WHAT THE TASK REQUIRES:
Copy out all lines that carry the word "diagram".

DATASET ENTRIES:
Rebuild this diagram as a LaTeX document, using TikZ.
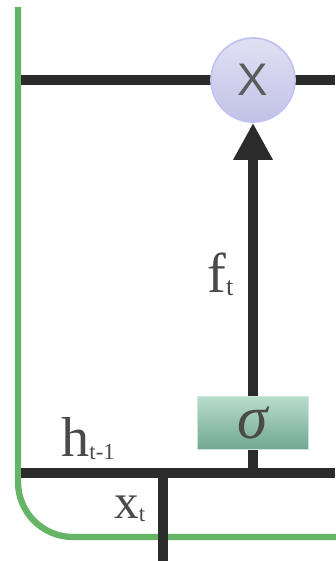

--

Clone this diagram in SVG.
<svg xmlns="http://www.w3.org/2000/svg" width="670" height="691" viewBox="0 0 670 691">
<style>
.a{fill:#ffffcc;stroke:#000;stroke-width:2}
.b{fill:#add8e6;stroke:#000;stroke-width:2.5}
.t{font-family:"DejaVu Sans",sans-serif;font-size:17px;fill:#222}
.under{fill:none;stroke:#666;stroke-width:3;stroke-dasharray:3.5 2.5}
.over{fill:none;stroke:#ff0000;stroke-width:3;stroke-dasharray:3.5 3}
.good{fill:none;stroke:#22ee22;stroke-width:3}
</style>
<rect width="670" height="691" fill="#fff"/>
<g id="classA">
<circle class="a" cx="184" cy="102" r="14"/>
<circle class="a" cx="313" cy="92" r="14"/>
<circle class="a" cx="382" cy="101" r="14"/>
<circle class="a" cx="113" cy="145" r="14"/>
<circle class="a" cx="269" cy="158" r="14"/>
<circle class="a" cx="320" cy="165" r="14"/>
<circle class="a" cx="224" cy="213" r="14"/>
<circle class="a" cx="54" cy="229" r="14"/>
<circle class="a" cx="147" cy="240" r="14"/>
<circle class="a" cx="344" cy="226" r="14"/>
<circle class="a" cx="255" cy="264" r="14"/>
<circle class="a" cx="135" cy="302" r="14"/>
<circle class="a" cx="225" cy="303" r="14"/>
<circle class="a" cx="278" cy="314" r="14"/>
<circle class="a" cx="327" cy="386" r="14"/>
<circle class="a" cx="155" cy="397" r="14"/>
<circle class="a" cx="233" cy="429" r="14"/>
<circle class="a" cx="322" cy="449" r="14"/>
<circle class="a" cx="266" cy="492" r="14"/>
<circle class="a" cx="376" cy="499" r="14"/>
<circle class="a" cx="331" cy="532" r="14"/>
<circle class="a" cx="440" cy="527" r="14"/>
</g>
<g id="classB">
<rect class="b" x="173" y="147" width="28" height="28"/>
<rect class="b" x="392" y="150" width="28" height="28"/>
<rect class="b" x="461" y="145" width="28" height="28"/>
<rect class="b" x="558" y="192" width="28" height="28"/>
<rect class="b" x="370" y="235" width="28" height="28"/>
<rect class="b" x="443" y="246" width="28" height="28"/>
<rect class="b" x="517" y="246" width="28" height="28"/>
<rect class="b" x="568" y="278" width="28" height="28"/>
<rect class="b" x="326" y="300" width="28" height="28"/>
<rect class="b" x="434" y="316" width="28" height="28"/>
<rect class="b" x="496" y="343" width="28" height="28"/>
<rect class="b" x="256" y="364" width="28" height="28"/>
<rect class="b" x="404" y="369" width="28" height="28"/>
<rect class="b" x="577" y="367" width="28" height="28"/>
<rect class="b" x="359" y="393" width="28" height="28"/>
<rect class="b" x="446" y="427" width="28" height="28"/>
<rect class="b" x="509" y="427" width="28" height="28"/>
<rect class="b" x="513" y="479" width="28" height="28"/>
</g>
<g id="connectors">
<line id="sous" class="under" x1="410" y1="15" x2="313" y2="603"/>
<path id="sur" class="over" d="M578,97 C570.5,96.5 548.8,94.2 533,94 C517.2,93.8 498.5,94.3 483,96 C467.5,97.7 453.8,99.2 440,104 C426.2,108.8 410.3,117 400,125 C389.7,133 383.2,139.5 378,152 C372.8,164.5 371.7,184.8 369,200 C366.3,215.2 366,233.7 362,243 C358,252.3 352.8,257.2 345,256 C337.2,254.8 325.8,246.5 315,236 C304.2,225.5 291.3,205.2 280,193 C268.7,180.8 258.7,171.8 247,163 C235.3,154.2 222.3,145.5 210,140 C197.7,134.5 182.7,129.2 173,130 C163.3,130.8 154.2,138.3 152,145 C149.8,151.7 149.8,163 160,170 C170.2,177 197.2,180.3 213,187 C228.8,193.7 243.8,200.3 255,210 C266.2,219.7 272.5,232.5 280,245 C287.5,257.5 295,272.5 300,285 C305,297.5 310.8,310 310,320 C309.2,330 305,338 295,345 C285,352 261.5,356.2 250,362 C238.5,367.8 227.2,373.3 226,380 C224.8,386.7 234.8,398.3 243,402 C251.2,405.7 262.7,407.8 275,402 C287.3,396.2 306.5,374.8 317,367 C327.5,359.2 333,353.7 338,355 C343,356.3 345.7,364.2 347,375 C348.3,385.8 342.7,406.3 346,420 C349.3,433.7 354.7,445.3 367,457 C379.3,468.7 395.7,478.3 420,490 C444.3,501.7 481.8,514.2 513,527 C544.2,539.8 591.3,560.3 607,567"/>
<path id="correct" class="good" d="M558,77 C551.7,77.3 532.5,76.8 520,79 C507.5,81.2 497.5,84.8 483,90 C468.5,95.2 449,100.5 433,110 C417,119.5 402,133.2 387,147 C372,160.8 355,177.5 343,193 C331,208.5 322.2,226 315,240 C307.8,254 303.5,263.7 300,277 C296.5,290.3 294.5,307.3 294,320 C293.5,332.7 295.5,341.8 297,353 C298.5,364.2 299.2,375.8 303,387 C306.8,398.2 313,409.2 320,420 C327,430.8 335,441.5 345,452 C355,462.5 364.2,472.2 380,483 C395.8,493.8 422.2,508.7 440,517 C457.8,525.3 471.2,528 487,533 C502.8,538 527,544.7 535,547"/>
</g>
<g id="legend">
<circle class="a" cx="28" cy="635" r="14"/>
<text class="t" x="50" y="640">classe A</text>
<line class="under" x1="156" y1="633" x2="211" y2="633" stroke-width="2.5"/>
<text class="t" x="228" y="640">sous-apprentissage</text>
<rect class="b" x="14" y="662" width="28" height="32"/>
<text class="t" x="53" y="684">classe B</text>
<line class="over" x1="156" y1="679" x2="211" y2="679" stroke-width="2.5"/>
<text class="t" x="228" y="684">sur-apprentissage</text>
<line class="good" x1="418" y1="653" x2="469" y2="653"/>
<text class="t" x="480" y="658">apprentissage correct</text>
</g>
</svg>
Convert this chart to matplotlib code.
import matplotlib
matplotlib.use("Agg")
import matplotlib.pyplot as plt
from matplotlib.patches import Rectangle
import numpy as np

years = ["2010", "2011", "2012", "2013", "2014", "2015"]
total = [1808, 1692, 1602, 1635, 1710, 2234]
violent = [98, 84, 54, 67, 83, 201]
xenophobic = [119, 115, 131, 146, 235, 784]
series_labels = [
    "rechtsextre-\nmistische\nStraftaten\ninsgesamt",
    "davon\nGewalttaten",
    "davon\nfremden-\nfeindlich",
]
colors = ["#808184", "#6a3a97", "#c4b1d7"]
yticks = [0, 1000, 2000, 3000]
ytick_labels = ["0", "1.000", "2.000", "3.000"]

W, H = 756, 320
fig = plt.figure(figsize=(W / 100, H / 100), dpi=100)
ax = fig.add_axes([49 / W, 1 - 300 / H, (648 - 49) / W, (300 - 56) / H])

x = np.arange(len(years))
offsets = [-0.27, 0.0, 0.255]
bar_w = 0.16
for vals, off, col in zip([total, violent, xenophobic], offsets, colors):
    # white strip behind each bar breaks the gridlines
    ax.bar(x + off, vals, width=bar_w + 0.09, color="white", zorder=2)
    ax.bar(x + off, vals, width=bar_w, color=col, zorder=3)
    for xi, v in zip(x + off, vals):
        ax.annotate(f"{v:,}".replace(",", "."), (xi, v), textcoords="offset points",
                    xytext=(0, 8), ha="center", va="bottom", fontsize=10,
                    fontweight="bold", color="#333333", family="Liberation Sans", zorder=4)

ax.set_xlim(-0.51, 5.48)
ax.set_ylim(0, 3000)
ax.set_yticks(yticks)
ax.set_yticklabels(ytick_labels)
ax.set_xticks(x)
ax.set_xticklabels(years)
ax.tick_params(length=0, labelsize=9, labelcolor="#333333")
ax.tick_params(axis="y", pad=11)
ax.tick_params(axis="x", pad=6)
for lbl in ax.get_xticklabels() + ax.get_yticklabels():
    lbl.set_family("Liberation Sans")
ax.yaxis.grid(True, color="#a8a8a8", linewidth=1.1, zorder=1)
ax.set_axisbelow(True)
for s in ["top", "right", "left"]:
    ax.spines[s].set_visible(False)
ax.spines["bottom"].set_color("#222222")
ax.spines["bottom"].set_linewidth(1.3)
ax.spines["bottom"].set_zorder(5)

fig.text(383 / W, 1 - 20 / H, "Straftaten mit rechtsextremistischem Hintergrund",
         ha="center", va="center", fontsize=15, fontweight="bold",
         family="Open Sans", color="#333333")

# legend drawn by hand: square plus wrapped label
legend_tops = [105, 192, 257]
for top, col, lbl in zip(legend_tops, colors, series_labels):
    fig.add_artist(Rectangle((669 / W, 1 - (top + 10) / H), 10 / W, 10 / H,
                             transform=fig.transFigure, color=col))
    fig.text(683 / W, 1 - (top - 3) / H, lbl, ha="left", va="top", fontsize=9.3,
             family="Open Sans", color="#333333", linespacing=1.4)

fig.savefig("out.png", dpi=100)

THE RESPONSE:
Rebuild this diagram as a LaTeX document, using TikZ.
Clone this diagram in SVG.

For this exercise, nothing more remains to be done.